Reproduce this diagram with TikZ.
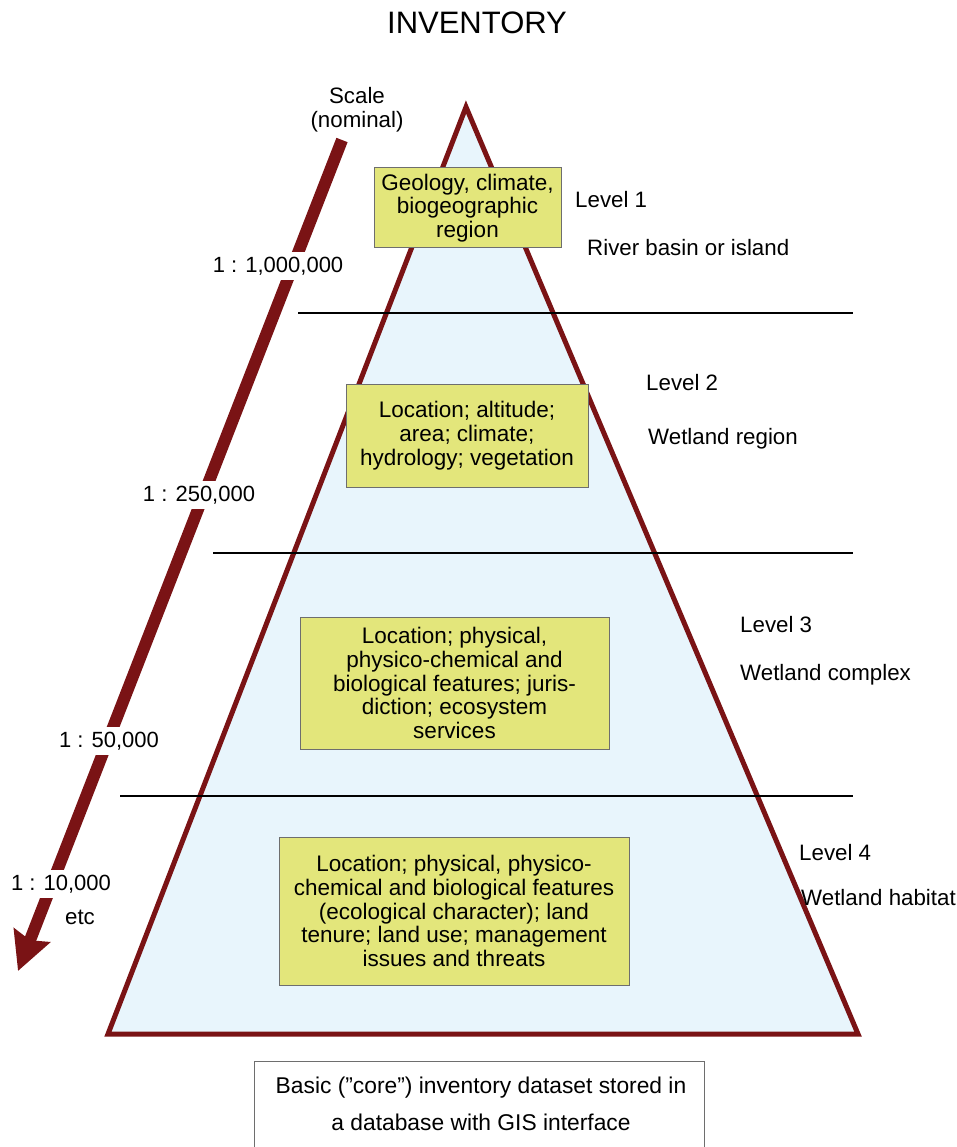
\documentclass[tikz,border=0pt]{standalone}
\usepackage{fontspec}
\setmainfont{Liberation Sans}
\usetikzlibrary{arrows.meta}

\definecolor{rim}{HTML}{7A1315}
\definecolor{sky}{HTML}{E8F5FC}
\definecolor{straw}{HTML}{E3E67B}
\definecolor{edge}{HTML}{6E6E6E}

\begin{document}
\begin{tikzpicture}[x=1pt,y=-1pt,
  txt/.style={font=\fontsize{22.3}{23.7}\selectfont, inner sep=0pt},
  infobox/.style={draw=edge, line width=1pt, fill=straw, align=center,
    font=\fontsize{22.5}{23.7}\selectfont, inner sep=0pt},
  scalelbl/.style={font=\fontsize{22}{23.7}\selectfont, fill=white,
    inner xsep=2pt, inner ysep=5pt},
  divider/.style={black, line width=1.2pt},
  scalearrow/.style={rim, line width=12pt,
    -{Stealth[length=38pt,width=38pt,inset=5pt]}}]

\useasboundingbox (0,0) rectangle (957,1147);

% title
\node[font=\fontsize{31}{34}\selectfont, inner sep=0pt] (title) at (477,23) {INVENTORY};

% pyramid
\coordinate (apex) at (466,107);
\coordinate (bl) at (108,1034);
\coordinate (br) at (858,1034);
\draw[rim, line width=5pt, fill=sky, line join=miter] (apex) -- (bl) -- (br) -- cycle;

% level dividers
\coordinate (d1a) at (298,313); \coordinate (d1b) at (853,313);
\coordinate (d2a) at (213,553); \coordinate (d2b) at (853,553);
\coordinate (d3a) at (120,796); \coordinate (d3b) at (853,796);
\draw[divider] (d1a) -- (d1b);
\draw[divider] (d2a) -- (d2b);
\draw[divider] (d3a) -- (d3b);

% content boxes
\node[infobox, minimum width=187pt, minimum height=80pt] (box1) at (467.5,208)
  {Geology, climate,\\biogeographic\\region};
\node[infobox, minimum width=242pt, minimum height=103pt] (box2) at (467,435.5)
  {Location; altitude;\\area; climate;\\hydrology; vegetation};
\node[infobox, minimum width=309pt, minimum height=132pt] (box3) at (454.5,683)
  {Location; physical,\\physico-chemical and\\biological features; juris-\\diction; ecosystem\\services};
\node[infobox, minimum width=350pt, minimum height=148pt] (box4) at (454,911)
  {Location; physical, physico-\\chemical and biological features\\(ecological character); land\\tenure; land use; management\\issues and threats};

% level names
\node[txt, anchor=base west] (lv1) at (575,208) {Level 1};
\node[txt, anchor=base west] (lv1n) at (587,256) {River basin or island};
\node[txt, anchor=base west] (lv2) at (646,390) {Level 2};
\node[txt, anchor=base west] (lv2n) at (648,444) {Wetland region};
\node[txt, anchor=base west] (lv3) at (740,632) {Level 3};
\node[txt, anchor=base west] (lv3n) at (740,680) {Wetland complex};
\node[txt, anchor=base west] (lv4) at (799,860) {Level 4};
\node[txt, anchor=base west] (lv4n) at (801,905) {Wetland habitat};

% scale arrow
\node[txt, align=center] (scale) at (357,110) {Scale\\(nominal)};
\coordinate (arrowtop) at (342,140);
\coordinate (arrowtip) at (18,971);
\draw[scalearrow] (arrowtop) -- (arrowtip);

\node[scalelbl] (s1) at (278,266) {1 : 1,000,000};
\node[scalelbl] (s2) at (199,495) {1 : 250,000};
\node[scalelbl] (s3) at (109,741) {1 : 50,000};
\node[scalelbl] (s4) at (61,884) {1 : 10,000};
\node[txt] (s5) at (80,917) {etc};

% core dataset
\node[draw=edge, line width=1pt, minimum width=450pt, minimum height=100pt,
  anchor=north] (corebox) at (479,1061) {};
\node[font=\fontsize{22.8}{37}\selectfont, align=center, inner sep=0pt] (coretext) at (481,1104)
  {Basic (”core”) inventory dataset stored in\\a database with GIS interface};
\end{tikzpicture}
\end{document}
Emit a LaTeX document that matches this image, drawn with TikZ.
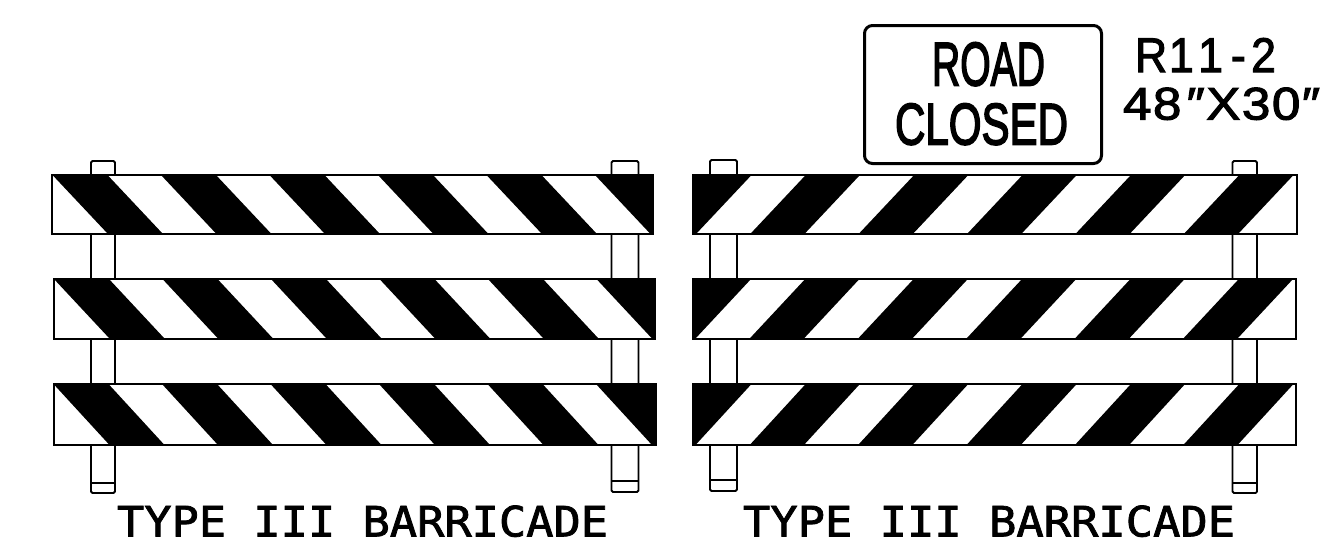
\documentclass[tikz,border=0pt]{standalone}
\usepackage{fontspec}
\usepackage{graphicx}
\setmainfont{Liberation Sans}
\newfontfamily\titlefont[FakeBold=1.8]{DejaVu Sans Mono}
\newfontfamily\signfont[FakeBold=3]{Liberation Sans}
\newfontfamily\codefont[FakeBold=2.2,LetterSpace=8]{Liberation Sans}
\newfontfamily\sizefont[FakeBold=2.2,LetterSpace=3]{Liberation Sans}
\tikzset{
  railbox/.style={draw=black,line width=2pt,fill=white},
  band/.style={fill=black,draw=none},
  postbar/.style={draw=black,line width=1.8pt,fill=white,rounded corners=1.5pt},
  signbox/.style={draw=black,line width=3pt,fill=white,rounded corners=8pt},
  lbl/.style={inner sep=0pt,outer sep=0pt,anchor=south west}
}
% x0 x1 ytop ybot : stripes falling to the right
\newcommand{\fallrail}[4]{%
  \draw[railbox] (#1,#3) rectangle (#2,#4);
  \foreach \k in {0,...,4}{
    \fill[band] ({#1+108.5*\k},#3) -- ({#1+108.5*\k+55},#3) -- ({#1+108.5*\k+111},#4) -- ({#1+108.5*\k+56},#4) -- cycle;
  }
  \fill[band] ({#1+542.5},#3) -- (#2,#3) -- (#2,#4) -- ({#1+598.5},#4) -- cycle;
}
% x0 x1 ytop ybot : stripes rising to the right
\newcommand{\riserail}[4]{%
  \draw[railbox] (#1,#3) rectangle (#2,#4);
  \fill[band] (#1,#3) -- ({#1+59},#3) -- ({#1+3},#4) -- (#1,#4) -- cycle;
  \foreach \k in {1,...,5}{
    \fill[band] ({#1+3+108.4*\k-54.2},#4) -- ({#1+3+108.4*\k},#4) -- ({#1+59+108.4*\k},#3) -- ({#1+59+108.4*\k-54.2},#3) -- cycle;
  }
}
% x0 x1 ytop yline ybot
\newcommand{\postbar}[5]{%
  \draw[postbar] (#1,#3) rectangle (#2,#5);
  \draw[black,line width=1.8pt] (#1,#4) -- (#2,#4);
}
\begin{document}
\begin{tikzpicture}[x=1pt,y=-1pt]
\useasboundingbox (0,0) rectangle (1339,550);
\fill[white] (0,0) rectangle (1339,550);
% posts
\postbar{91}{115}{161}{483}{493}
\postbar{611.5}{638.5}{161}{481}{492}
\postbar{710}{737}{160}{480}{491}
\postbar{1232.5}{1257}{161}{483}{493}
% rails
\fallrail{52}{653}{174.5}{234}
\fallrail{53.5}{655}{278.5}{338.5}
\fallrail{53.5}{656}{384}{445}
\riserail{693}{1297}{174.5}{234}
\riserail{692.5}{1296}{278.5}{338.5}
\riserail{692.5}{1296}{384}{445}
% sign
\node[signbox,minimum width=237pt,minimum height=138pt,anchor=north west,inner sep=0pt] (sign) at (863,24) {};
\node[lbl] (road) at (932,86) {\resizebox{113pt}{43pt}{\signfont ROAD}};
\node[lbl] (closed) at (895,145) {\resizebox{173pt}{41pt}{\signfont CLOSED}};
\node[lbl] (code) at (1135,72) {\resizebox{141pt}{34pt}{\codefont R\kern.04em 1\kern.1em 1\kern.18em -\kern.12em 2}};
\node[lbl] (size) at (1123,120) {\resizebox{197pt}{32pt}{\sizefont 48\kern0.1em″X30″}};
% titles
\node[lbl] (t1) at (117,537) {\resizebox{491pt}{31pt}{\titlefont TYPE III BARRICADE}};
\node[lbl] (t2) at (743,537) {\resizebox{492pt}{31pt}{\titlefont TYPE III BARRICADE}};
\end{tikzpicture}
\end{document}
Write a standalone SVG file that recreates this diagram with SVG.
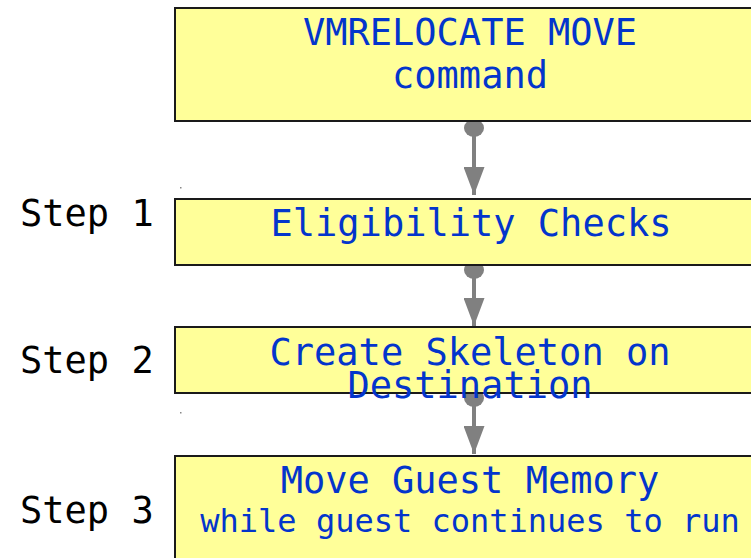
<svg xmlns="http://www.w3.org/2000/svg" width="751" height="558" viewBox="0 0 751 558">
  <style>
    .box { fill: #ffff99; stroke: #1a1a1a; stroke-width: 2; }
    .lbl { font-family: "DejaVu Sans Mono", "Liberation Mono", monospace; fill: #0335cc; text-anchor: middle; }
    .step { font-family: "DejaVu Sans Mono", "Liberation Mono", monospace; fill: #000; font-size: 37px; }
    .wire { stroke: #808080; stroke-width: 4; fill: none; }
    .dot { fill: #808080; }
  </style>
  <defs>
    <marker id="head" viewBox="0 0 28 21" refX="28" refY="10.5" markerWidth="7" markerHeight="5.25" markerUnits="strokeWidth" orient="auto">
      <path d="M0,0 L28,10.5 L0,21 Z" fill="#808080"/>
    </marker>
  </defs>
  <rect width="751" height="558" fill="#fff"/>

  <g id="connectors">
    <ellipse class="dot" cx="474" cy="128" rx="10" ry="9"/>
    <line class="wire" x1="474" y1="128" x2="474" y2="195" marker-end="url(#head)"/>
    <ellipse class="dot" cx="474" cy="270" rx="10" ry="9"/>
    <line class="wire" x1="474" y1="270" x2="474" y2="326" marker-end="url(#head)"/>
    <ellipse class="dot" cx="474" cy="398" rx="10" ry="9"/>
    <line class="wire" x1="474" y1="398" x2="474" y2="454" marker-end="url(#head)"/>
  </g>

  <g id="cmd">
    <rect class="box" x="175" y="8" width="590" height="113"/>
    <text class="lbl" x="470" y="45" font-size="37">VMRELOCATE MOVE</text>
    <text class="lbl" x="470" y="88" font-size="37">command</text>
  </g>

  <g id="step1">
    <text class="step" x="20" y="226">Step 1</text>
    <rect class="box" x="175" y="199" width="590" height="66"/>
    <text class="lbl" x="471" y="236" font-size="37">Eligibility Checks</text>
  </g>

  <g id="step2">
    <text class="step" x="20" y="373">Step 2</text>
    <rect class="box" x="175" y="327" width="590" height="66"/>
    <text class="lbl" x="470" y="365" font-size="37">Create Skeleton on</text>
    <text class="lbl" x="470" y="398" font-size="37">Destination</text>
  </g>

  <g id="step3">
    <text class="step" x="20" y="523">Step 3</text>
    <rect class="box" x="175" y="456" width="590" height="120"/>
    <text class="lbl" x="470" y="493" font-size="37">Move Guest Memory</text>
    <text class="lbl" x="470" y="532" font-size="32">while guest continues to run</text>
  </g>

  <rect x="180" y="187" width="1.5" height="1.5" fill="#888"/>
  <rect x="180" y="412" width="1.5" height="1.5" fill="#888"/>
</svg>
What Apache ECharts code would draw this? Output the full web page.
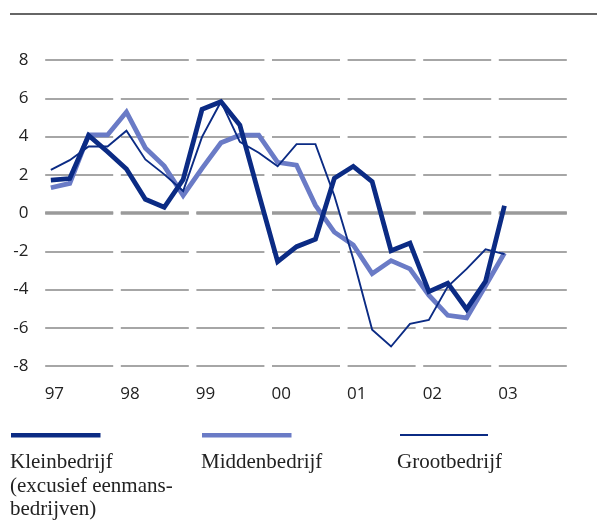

== Requirement ==
Leave the pictures out and reproduce exactly the lines from the top of the listing above through the line with "(d3a) -- (d3b);".

== Task solution ==
Reproduce this diagram with TikZ.
\documentclass[tikz,border=0pt]{standalone}
\usepackage{fontspec}
\setmainfont{Liberation Sans}
\usetikzlibrary{arrows.meta}

\definecolor{rim}{HTML}{7A1315}
\definecolor{sky}{HTML}{E8F5FC}
\definecolor{straw}{HTML}{E3E67B}
\definecolor{edge}{HTML}{6E6E6E}

\begin{document}
\begin{tikzpicture}[x=1pt,y=-1pt,
  txt/.style={font=\fontsize{22.3}{23.7}\selectfont, inner sep=0pt},
  infobox/.style={draw=edge, line width=1pt, fill=straw, align=center,
    font=\fontsize{22.5}{23.7}\selectfont, inner sep=0pt},
  scalelbl/.style={font=\fontsize{22}{23.7}\selectfont, fill=white,
    inner xsep=2pt, inner ysep=5pt},
  divider/.style={black, line width=1.2pt},
  scalearrow/.style={rim, line width=12pt,
    -{Stealth[length=38pt,width=38pt,inset=5pt]}}]

\useasboundingbox (0,0) rectangle (957,1147);

% title
\node[font=\fontsize{31}{34}\selectfont, inner sep=0pt] (title) at (477,23) {INVENTORY};

% pyramid
\coordinate (apex) at (466,107);
\coordinate (bl) at (108,1034);
\coordinate (br) at (858,1034);
\draw[rim, line width=5pt, fill=sky, line join=miter] (apex) -- (bl) -- (br) -- cycle;

% level dividers
\coordinate (d1a) at (298,313); \coordinate (d1b) at (853,313);
\coordinate (d2a) at (213,553); \coordinate (d2b) at (853,553);
\coordinate (d3a) at (120,796); \coordinate (d3b) at (853,796);
\draw[divider] (d1a) -- (d1b);
\draw[divider] (d2a) -- (d2b);
\draw[divider] (d3a) -- (d3b);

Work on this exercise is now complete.